In the 4th US Circuit Court of Appeals, ACP endured setbacks related to permission to cross national forests, endangered species authorizations, and a state air permit for a compressor in Union Hill, Virginia. The overturning of the Army Corps' nationwide water crossing permit added another unknown.

Dominion said the prospects were too uncertain to justify investing more shareholder capital. It noted "a productive tree-felling season this winter is a key milestone to maintaining the project's cost and schedule."

The cancellation was welcomed by Southern Environmental Law Center, which has fought the project on multiple fronts.

"The Atlantic Coast Pipeline was wrong from the start. After years of opposition, legal defeats and threats to the environment, SELC is relieved to see Duke and Dominion make the right decision to walk away from it," said Greg Buppert, senior attorney at SELC.

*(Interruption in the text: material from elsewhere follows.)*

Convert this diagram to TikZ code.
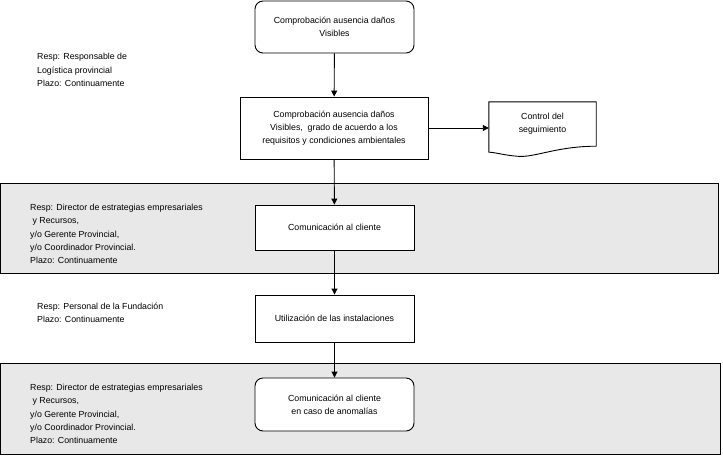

Another of the project's long-time opponents chimed in. "Just one day after July 4th, America is stunningly closer to true energy independence with the cancellation of the Atlantic Coast Pipeline," said Mike Tidwell, executive director of the Chesapeake Climate Action Network in a press statement. "The fossil fuel era is rapidly drawing to a close in Virginia and nationwide thanks to the ferocious six-year opposition to this destructive pipeline."